India is not alone in its farming struggles. China, too, has a vast population to feed and limited water and arable land. Yet looking just at key grains — corn, rice and wheat — the East Asian nation’s crop yields are well ahead of India’s. The value of its production is close to four times higher.
Spending differences help explain the disparities. Whereas China has ploughed money into improving seeds and fertilizer use, India has faced constraints when it comes to public infrastructure spending. Public investment in research and development is still below 0.5% of agriculture gross domestic product — half of the Indian government’s target. In absolute terms, China’s average annual research spending was more than the United States, India and Brazil combined between 2019 and 2021.
“China has better infrastructure, in terms of getting a market for the food that’s being produced, and lowering the cost of inputs,” said IFPRI’s Glauber.
India’s start-up entrepreneurs are trying to narrow the gap.
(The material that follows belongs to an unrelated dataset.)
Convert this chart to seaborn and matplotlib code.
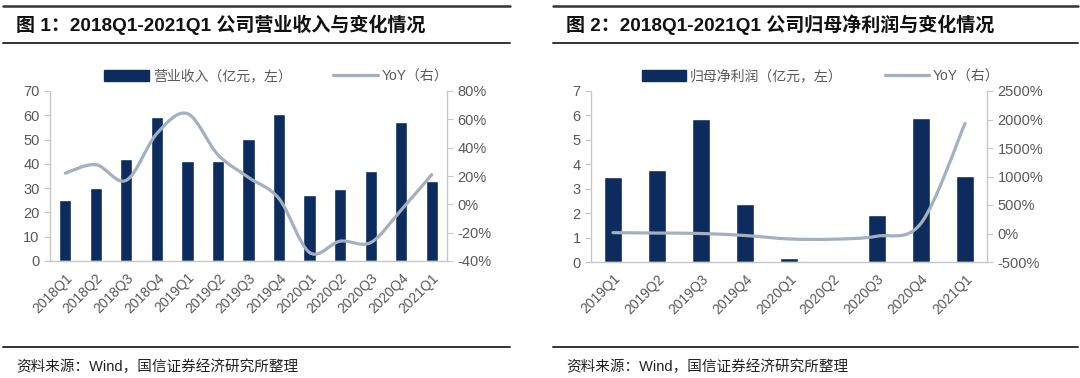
import numpy as np
import pandas as pd
import matplotlib
matplotlib.use("Agg")
import matplotlib.pyplot as plt
import seaborn as sns
from matplotlib.path import Path
from matplotlib.patches import PathPatch, Patch
from matplotlib.lines import Line2D
from matplotlib.ticker import FuncFormatter, MultipleLocator, FixedLocator

# ---- data ----
quarters1 = ["2018Q1", "2018Q2", "2018Q3", "2018Q4", "2019Q1", "2019Q2", "2019Q3",
             "2019Q4", "2020Q1", "2020Q2", "2020Q3", "2020Q4", "2021Q1"]
revenue = [25.0, 30.0, 42.2, 59.3, 41.0, 41.0, 50.2, 60.5, 27.3, 29.8, 37.0, 57.3, 32.8]
revenue_yoy = [22, 28, 17, 50, 64, 35, 19, 4, -34, -26, -27, -4, 21]

quarters2 = ["2019Q1", "2019Q2", "2019Q3", "2019Q4", "2020Q1", "2020Q2", "2020Q3",
             "2020Q4", "2021Q1"]
profit = [3.46, 3.75, 5.84, 2.39, 0.15, 0.01, 1.92, 5.90, 3.52]
profit_yoy = [15, 8, 0, -35, -95, -100, -47, 180, 1930]

titles = ["图 1：2018Q1-2021Q1 公司营业收入与变化情况",
          "图 2：2018Q1-2021Q1 公司归母净利润与变化情况"]
bar_labels = ["营业收入（亿元，左）", "归母净利润（亿元，左）"]
line_label = "YoY（右）"
source = "资料来源：Wind，国信证券经济研究所整理"

BAR = "#0c2c5e"
LINE = "#a3b0c0"
GREY = "#595959"
SPINE = "#c8c8c8"

sns.set_style("white")
plt.rcParams["font.family"] = ["Liberation Sans", "Noto Sans CJK SC"]


def smooth_path(x, y):
    # cubic bezier through the data points (like Excel's smoothed line)
    x = np.asarray(x, float)
    y = np.asarray(y, float)
    pts = np.column_stack([x, y])
    verts = [pts[0]]
    codes = [Path.MOVETO]
    n = len(pts)
    for i in range(n - 1):
        p0 = pts[max(i - 1, 0)]
        p1 = pts[i]
        p2 = pts[i + 1]
        p3 = pts[min(i + 2, n - 1)]
        c1 = p1 + (p2 - p0) / 6
        c2 = p2 - (p3 - p1) / 6
        verts += [c1, c2, p2]
        codes += [Path.CURVE4] * 3
    return Path(verts, codes)


def panel(ax, cats, bars, yoy, ylim, ystep, y2lim, y2step, bar_label, leg_x):
    df = pd.DataFrame({"q": cats, "v": bars})
    sns.barplot(data=df, x="q", y="v", color=BAR, width=0.4, saturation=1, ax=ax)
    n = len(cats)
    ax.set_xlim(-0.5, n - 0.5)
    ax.set_ylim(*ylim)
    ax.yaxis.set_major_locator(MultipleLocator(ystep))
    ax.set_xlabel("")
    ax.set_ylabel("")
    ax.set_xticks(range(n))
    ax.set_xticklabels(cats, rotation=45, ha="right", rotation_mode="anchor",
                       fontsize=10, color=GREY)
    ax.xaxis.set_minor_locator(FixedLocator(np.arange(n + 1) - 0.5))
    ax.tick_params(axis="x", which="major", length=0, pad=7)
    ax.tick_params(axis="x", which="minor", length=4, color=SPINE, direction="out")
    ax.tick_params(axis="y", length=4, color=SPINE, labelsize=10.5, labelcolor=GREY,
                   direction="out")
    for s in ["top", "right"]:
        ax.spines[s].set_visible(False)
    for s in ["left", "bottom"]:
        ax.spines[s].set_color(SPINE)
        ax.spines[s].set_linewidth(1.0)

    ax2 = ax.twinx()
    ax2.set_ylim(*y2lim)
    ax2.yaxis.set_major_locator(MultipleLocator(y2step))
    ax2.yaxis.set_major_formatter(FuncFormatter(lambda v, p: f"{v:.0f}%"))
    ax2.add_patch(PathPatch(smooth_path(np.arange(n), yoy), facecolor="none",
                            edgecolor=LINE, lw=2.3, capstyle="round"))
    ax2.tick_params(axis="y", length=4, color=SPINE, labelsize=10.5, labelcolor=GREY,
                    direction="out")
    for s in ["top", "left", "bottom"]:
        ax2.spines[s].set_visible(False)
    ax2.spines["right"].set_color(SPINE)
    ax2.spines["right"].set_linewidth(1.0)
    ax2.set_xlim(-0.5, n - 0.5)

    handles = [Patch(facecolor=BAR, edgecolor=BAR),
               Line2D([0], [0], color=LINE, lw=2.3)]
    ax.legend(handles, [bar_label, line_label], loc="center", ncol=2,
              bbox_to_anchor=(leg_x, 1.085), frameon=False, fontsize=10,
              labelcolor=GREY, handlelength=3.2, handleheight=0.8,
              columnspacing=3.0, handletextpad=0.3, borderaxespad=0)


fig = plt.figure(figsize=(10.8, 3.78), dpi=100)
W, H = 1080, 378
axL = fig.add_axes([50 / W, 1 - 261 / H, 397 / W, 170 / H])
axR = fig.add_axes([591 / W, 1 - 262 / H, 396 / W, 171 / H])

panel(axL, quarters1, revenue, revenue_yoy, (0, 70), 10, (-40, 80), 20, bar_labels[0], 0.57)
panel(axR, quarters2, profit, profit_yoy, (0, 7), 1, (-500, 2500), 500, bar_labels[1], 0.58)

# header / footer rules and texts
for x0, x1, tx in [(3, 510, 16), (553, 1078, 566)]:
    fig.add_artist(Line2D([x0 / W, x1 / W], [1 - 5.5 / H] * 2, color="#333333", lw=1.8))
    fig.add_artist(Line2D([x0 / W, x1 / W], [1 - 43 / H] * 2, color="#333333", lw=1.4))
    fig.add_artist(Line2D([x0 / W, x1 / W], [1 - 347 / H] * 2, color="#333333", lw=1.4))
for tx, t in zip([16, 566], titles):
    fig.text(tx / W, 1 - 25 / H, t, fontsize=13.7, fontweight="bold", va="center",
             ha="left", color="#111111")
    fig.text(tx / W, 1 - 367 / H, source, fontsize=10.5, va="center", ha="left",
             color="#222222")

fig.savefig("out.png", dpi=100)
Drones are fighting locusts and mapping rural properties, and efforts are being made to reduce the volume of food wasted post-harvest — an $11 billion problem for India. The online platform eNam is helping cultivators sell their produce beyond their local region.
The most visible impact in recent years has come from aggregating small producers to boost earnings, often prioritizing higher-value crops. Farmer producer organizations, or FPOs, are cutting trade and transport costs and increasing bargaining power for cultivators.



Cooperatives have a mixed record in India. Most have faltered from corruption and political interference. The FPO structure, encouraged by government agencies and capital but somewhere between a company and a cooperative, is considered an improvement. Many have limited membership and shared voting rights.
In Maharashtra, Sameer Sakhar, 35, is among the beneficiaries. Without the ability to borrow money from a bank or relatives, Sakhar approached Vartman Agro Producer Co. in his village to obtain seeds, fertilizers and pesticides on credit.
“I was in big trouble after my soybean and pigeon pea crops were damaged due to pest attacks,” Sakhar said, speaking by a well in his neighbor’s farm, as machines sprayed pesticides on a nearby field. “Here, I could repay the money with some interest in about nine months after selling my harvest.”
But like other initiatives, this one too has so far struggled to gain enough traction with the farming community. FPOs still lack capital, clout and sheer numbers: The government counted roughly 7,000 in March 2022, below the target of 10,000. The subsidy system remains inefficient and tilted towards consumers at the expense of producers — far from a long-term solution that encourages better use of resources and more diverse, nutritious crops, for India and for the world.
“Where the main solution lies is to make farming itself more sustainable,” said Kar, the LSE professor. “A financially, ecologically sustainable practice that ensures the wellbeing of the farmer.”